Minister for Commerce Industry and Communications Masinde Muliro (R) congratulates Florence Wilson (C) after unveiling ceremony at Wilson Airport. Looking on is East African Airways Chairman Sir Alfred Vincent [Courtesy]

Wilson Airport has had its fair share of controversies and love scandals for the last 92 years it has been in existence.

There was a time the heart of its founder, a British aristocrat and millionaire Florence Wilson, soared and fluttered with love.

This love had inspired her to invest a substantial portion of her inheritance to establish an airline so as to keep close to a pilot she had fallen in love with. That was in 1929. And for a time, her love was replicated by the pilot, Thomas Campbell, and the airline flourished.

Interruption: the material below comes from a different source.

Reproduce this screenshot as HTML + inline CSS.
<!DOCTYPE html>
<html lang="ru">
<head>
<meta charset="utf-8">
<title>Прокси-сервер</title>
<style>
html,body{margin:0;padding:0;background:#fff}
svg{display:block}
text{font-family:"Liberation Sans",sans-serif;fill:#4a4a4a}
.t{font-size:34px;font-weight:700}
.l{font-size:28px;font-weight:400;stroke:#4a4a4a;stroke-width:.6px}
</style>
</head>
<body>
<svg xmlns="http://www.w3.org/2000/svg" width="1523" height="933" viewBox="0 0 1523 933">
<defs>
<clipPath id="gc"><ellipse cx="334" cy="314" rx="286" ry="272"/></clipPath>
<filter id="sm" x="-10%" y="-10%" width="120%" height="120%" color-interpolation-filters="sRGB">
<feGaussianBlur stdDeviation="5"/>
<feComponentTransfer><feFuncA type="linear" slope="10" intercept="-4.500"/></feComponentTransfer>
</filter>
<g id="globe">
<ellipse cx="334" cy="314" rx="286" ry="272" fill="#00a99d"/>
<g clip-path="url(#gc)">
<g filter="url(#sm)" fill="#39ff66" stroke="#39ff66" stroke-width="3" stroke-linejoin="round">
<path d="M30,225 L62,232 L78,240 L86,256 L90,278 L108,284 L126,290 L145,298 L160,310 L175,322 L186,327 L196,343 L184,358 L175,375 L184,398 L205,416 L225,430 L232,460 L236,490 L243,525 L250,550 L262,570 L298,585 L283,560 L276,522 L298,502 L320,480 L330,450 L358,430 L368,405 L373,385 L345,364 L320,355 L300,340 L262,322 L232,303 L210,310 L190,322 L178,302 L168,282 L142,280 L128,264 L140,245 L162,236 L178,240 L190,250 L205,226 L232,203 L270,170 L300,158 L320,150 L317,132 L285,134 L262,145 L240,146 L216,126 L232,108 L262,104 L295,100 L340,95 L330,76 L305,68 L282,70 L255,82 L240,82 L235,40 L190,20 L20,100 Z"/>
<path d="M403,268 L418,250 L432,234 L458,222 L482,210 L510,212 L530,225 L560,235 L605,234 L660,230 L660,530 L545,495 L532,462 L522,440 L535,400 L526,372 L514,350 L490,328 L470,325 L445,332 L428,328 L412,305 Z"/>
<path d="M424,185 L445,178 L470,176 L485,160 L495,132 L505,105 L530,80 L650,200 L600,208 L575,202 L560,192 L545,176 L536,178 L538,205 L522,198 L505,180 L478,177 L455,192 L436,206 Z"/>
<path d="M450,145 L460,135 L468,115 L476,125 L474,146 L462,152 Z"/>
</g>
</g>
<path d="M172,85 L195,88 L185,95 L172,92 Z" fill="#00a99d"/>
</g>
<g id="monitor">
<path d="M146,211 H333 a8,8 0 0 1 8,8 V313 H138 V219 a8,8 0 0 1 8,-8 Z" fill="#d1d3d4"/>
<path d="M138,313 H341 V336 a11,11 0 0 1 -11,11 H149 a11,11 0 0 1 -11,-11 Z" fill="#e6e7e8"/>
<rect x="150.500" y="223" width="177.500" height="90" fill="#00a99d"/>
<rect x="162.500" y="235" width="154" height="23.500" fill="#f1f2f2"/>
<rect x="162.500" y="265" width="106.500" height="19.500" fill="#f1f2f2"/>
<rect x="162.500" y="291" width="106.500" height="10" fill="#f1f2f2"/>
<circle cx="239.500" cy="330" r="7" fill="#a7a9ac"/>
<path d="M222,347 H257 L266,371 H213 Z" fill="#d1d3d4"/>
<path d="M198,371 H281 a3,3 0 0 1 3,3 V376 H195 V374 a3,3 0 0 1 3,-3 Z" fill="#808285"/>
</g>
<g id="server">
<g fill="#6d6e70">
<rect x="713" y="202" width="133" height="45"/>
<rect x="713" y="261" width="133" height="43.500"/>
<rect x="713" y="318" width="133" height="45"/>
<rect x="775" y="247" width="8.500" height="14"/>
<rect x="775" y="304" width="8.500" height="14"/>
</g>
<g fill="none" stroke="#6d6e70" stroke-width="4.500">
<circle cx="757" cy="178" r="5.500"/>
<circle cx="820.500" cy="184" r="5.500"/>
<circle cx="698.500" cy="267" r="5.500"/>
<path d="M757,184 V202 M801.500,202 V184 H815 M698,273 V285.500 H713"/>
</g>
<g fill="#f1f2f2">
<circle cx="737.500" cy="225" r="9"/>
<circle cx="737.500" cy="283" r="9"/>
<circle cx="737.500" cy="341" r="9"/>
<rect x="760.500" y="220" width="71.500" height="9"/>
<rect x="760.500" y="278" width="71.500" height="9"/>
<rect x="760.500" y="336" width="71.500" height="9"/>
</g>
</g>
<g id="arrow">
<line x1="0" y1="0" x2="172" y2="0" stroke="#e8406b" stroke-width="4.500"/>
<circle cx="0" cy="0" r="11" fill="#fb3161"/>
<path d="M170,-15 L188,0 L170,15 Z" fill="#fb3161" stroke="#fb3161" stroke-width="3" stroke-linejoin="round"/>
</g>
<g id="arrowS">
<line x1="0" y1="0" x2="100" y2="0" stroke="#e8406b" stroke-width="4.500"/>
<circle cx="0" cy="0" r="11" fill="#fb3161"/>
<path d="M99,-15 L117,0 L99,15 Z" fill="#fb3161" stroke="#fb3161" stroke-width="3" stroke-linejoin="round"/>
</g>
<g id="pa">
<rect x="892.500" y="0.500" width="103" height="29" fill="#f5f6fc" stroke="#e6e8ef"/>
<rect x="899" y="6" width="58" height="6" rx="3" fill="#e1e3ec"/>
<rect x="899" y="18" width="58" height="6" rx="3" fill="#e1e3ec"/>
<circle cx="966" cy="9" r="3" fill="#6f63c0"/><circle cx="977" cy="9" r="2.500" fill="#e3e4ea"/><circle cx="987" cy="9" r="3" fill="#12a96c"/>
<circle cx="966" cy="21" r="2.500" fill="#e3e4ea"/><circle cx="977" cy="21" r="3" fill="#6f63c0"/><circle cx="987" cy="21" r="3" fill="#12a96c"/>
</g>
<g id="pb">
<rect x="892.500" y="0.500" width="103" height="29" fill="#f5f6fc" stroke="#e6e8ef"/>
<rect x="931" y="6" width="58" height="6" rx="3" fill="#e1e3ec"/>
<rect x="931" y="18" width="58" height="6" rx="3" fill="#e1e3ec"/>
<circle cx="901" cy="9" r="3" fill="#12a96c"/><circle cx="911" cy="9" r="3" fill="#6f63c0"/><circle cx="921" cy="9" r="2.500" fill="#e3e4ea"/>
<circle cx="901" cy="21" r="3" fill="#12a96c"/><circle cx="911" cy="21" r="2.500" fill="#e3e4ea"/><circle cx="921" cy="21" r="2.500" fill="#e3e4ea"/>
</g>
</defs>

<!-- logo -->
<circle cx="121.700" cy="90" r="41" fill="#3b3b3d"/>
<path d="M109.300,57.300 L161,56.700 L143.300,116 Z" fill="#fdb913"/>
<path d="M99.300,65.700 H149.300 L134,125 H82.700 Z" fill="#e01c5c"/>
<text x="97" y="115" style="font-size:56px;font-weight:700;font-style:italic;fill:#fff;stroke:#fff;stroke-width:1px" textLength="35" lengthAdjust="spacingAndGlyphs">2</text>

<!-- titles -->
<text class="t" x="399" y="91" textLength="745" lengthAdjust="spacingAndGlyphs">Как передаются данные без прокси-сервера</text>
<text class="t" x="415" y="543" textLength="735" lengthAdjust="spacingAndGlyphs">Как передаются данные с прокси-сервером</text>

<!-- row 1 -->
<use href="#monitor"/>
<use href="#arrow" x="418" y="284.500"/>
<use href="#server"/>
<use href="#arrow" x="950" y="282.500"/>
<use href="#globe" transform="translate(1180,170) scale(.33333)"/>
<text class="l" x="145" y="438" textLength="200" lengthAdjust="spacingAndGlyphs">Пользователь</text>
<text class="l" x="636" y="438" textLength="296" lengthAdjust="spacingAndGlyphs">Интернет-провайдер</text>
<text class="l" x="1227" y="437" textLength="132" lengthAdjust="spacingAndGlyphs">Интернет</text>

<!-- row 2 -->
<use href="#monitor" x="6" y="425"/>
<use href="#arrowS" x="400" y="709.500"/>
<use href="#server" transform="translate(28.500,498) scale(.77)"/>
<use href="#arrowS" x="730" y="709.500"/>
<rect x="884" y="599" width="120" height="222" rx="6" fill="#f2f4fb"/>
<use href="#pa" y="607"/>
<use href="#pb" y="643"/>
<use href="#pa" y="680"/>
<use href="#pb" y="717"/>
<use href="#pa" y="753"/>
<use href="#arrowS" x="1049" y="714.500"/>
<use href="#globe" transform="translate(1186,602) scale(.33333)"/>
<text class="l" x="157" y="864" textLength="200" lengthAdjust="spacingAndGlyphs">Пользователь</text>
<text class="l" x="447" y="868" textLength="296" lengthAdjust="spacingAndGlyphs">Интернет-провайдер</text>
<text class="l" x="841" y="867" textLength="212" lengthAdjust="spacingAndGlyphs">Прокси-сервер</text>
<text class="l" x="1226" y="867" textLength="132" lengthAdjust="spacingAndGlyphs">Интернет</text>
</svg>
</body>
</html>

But to the consternation of all doubting Thomsases of the affair, Campbell’s heart was hijacked by another lover, leaving his sponsor high and dry. With her lover gone, Florence was left to nurture her airline which would she would later lose, this time not to a lover but to war.

When the Second World War broke out in 1939, all available pilots in Kenya were mobilised to fight the queen’s enemies. The airplanes too were momentarily taken over by the Royal Air Force to fight Adolf Hitler’s forces.

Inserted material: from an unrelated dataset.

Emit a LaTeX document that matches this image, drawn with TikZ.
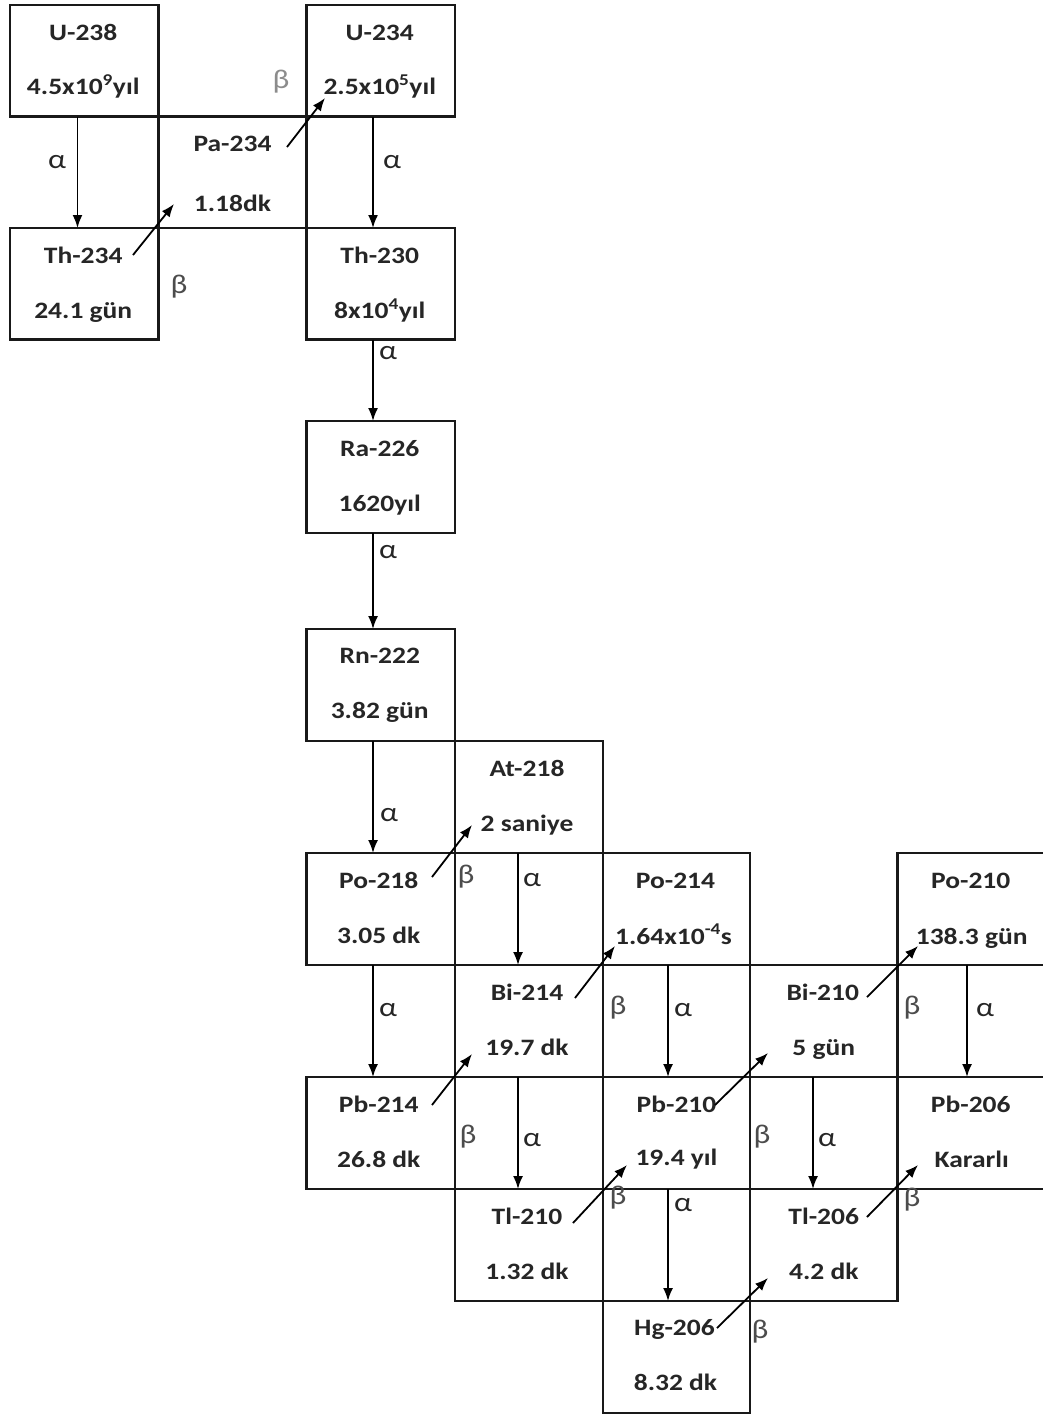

The aerodrome situated near Karen, which was the base of the millionaire’s ’operations, got a reprieve in 1962 when the incoming independent administration named it in honour of the founder. This change of name was witnessed by Minister for Commerce, Industry and Communication Masinde Muliro. Florence Wilson died six years later in 1968.

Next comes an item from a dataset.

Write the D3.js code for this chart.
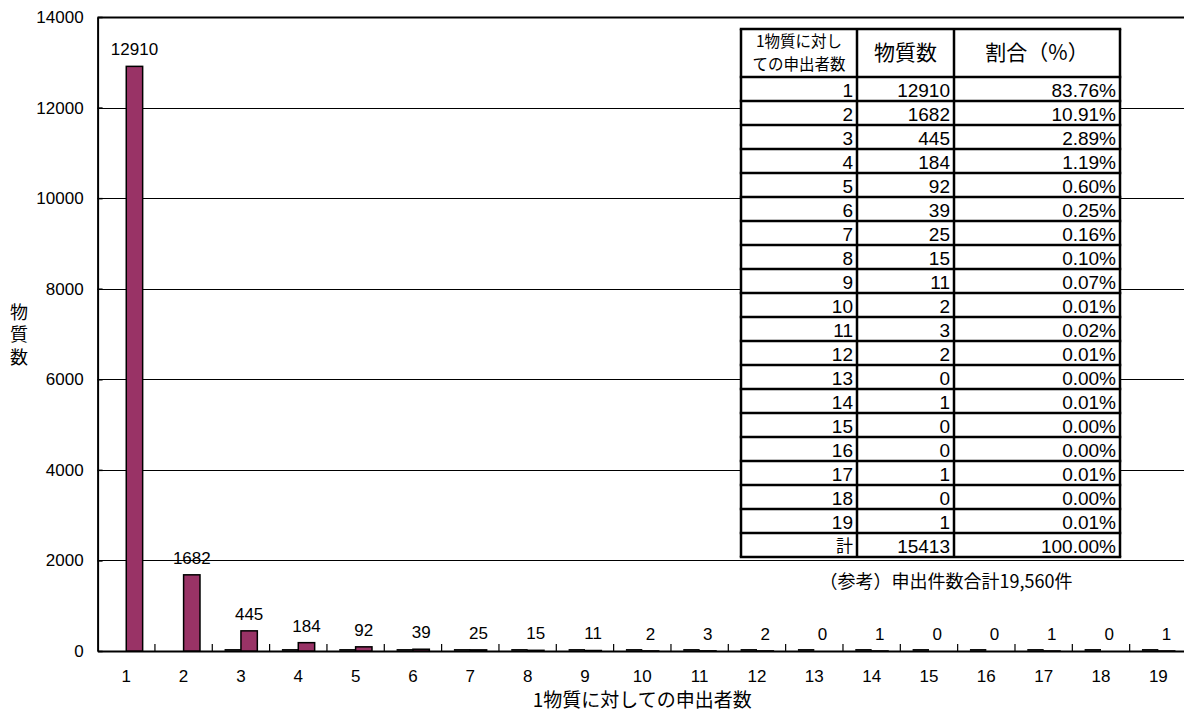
<!DOCTYPE html>
<html>
<head>
<meta charset="utf-8">
<script src="https://cdn.jsdelivr.net/npm/d3@7"></script>
<style>
  body { margin: 0; background: #fff; }
  svg { display: block; font-family: "Liberation Sans", "Noto Sans CJK JP", sans-serif; }
  .jp { font-family: "Noto Sans CJK JP", sans-serif; }
</style>
</head>
<body>
<svg id="chart" width="1184" height="713"></svg>
<script>
// ---- data ----
const categories = ['1','2','3','4','5','6','7','8','9','10','11','12','13','14','15','16','17','18','19'];
const substanceCounts = [12910, 1682, 445, 184, 92, 39, 25, 15, 11, 2, 3, 2, 0, 1, 0, 0, 1, 0, 1];
const baseSeries = [null, null, 0, 0, 0, 0, 0, 0, 0, 0, 0, 0, 0, 0, 0, 0, 0, 0, 0];
const percentLabels = ['83.76%','10.91%','2.89%','1.19%','0.60%','0.25%','0.16%','0.10%','0.07%','0.01%',
                       '0.02%','0.01%','0.00%','0.01%','0.00%','0.00%','0.01%','0.00%','0.01%'];
const yTicks = [0, 2000, 4000, 6000, 8000, 10000, 12000, 14000];
const totalLabel = '計';
const totalCount = 15413;
const totalPercent = '100.00%';
const tableHeaders = [['1物質に対し', 'ての申出者数'], ['物質数'], ['割合（%）']];
const noteText = '（参考）申出件数合計19,560件';
const xTitle = '1物質に対しての申出者数';
const yTitle = '物質数';

// ---- layout ----
const svg = d3.select('#chart');
const plot = { left: 97.6, right: 1187, top: 17, bottom: 651 };
const barColor = '#993366';

const x = d3.scaleBand().domain(categories).range([plot.left, plot.right]).padding(0);
const inner = d3.scaleBand().domain(['base', 'count']).range([0, x.bandwidth()])
  .paddingInner(0).paddingOuter(0.75);
const y = d3.scaleLinear().domain([0, 14000]).range([plot.bottom, plot.top]);

// gridlines
svg.append('g').selectAll('line')
  .data(yTicks.filter(v => v > 0))
  .join('line')
  .attr('x1', plot.left).attr('x2', plot.right)
  .attr('y1', d => Math.round(y(d)) + 0.5).attr('y2', d => Math.round(y(d)) + 0.5)
  .attr('stroke', '#000')
  .attr('stroke-width', d => d === 14000 ? 2 : 1);

// y axis
const yAxis = svg.append('g')
  .attr('transform', `translate(${plot.left},0)`)
  .call(d3.axisLeft(y).tickValues(yTicks).tickFormat(d3.format('d'))
    .tickSizeInner(-5).tickSizeOuter(0).tickPadding(14));
yAxis.select('.domain').attr('stroke', '#000').attr('stroke-width', 2);
yAxis.selectAll('.tick line').attr('stroke', '#000').attr('stroke-width', 1.5);
yAxis.selectAll('.tick text')
  .attr('font-size', 17).attr('fill', '#000')
  .attr('font-family', '"Liberation Sans", sans-serif');

// x axis baseline, category labels and boundary ticks
const xAxis = svg.append('g')
  .attr('transform', `translate(0,${plot.bottom})`)
  .call(d3.axisBottom(x).tickSize(0).tickPadding(0));
xAxis.select('.domain').attr('stroke', '#000').attr('stroke-width', 2);
xAxis.selectAll('.tick text')
  .attr('y', 25).attr('dy', '0.35em')
  .attr('font-size', 17).attr('fill', '#000')
  .attr('font-family', '"Liberation Sans", sans-serif');
svg.append('g').selectAll('line')
  .data(categories.slice(1))
  .join('line')
  .attr('x1', d => x(d)).attr('x2', d => x(d))
  .attr('y1', plot.bottom).attr('y2', plot.bottom - 7)
  .attr('stroke', '#000').attr('stroke-width', 1.2);

// near-zero companion series drawn as dark slivers on the baseline
svg.append('g').selectAll('rect')
  .data(categories.map((c, i) => ({ c, v: baseSeries[i] })).filter(d => d.v !== null))
  .join('rect')
  .attr('x', d => x(d.c) + inner('base'))
  .attr('width', inner.bandwidth())
  .attr('y', d => y(d.v) - 2)
  .attr('height', d => Math.max(2, y(0) - y(d.v)))
  .attr('fill', '#111');

// main bars
const barData = categories.map((c, i) => ({ c, v: substanceCounts[i] }));
svg.append('g').selectAll('rect')
  .data(barData)
  .join('rect')
  .attr('x', d => x(d.c) + inner('count'))
  .attr('width', inner.bandwidth())
  .attr('y', d => y(d.v))
  .attr('height', d => y(0) - y(d.v))
  .attr('fill', barColor)
  .attr('stroke', '#000')
  .attr('stroke-width', 1.5);

// value labels
svg.append('g').selectAll('text')
  .data(barData)
  .join('text')
  .attr('x', d => x(d.c) + inner('count') + inner.bandwidth() / 2)
  .attr('y', d => y(d.v) - 17)
  .attr('dy', '0.35em')
  .attr('text-anchor', 'middle')
  .attr('font-size', 17)
  .text(d => d.v);

// axis titles
svg.append('text')
  .attr('class', 'jp')
  .attr('x', (plot.left + plot.right) / 2)
  .attr('y', 700).attr('dy', '0.35em')
  .attr('text-anchor', 'middle')
  .attr('font-size', 19)
  .text(xTitle);
svg.append('text')
  .attr('class', 'jp')
  .attr('x', 19)
  .attr('y', 303)
  .attr('font-size', 18)
  .style('writing-mode', 'vertical-rl')
  .style('text-orientation', 'upright')
  .style('letter-spacing', '4.5px')
  .text(yTitle);

// ---- summary table ----
const cols = [741, 857, 954, 1120];
const headTop = 29, headBottom = 77, rowH = 24;
const rows = categories.map((c, i) => [c, String(substanceCounts[i]), percentLabels[i]]);
rows.push([totalLabel, String(totalCount), totalPercent]);
const tableBottom = headBottom + rows.length * rowH;

const tbl = svg.append('g');
tbl.append('rect')
  .attr('x', cols[0]).attr('y', headTop)
  .attr('width', cols[3] - cols[0]).attr('height', tableBottom - headTop)
  .attr('fill', '#fff');

// header text (multi-line cells as tspans)
tableHeaders.forEach((lines, ci) => {
  const cx = (cols[ci] + cols[ci + 1]) / 2;
  const cy = (headTop + headBottom) / 2;
  const fs = ci === 0 ? 15.5 : 21;
  const lh = 22.6;
  const t = tbl.append('text')
    .attr('class', 'jp')
    .attr('text-anchor', 'middle')
    .attr('font-size', fs);
  lines.forEach((s, li) => {
    t.append('tspan')
      .attr('x', cx)
      .attr('y', cy + (li - (lines.length - 1) / 2) * lh)
      .attr('dy', '0.35em')
      .text(s);
  });
});

// body cells, right aligned
rows.forEach((r, ri) => {
  const top = headBottom + ri * rowH;
  r.forEach((s, ci) => {
    const isJp = /[^\x00-\x7f]/.test(s);
    tbl.append('text')
      .attr('class', isJp ? 'jp' : null)
      .attr('x', cols[ci + 1] - 4)
      .attr('y', top + rowH / 2 + 1)
      .attr('dy', '0.35em')
      .attr('text-anchor', 'end')
      .attr('font-size', isJp ? 17 : 19)
      .text(s);
  });
});

// grid lines of the table
const hLines = [headTop, headBottom].concat(rows.map((r, i) => headBottom + (i + 1) * rowH));
tbl.append('g').selectAll('line')
  .data(hLines)
  .join('line')
  .attr('x1', cols[0] - 1.25).attr('x2', cols[3] + 1.25)
  .attr('y1', d => d).attr('y2', d => d)
  .attr('stroke', '#000').attr('stroke-width', 2.5);
tbl.append('g').selectAll('line')
  .data(cols)
  .join('line')
  .attr('x1', d => d).attr('x2', d => d)
  .attr('y1', headTop).attr('y2', tableBottom)
  .attr('stroke', '#000').attr('stroke-width', 2.5);

// note below the table
svg.append('text')
  .attr('class', 'jp')
  .attr('x', 946)
  .attr('y', 582).attr('dy', '0.35em')
  .attr('text-anchor', 'middle')
  .attr('font-size', 18)
  .text(noteText);
</script>
</body>
</html>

Today, according to Kenya Aviation Authority, Wilson Airport is one of the busiest airports in terms of aircraft movement in East and Central Africa. It acts as a hub for domestic flights which constitute 90 per cent of the total flights.

The airport is also described as a fast and convenient gateway from Nairobi into Kenya’s magical tourist havens such as Maasai Mara, Mombasa, Amboseli, Lamu, Kilimanjaro, Diani, Lokichoggio and Nanyuki.

It has also been in the news after part of its land was grabbed by a developer who constructed a hotel, a development that has triggered hot political and legal contests.

Last September, at the height of Covid-19 pandemic, which saw the locking of Kenya’s airspace, 54 airplanes belonging to politicians, billionaires and airlines were parked at the Wilson Airport.  Some were picked after KAA offered to auction them to offset “parking fees’.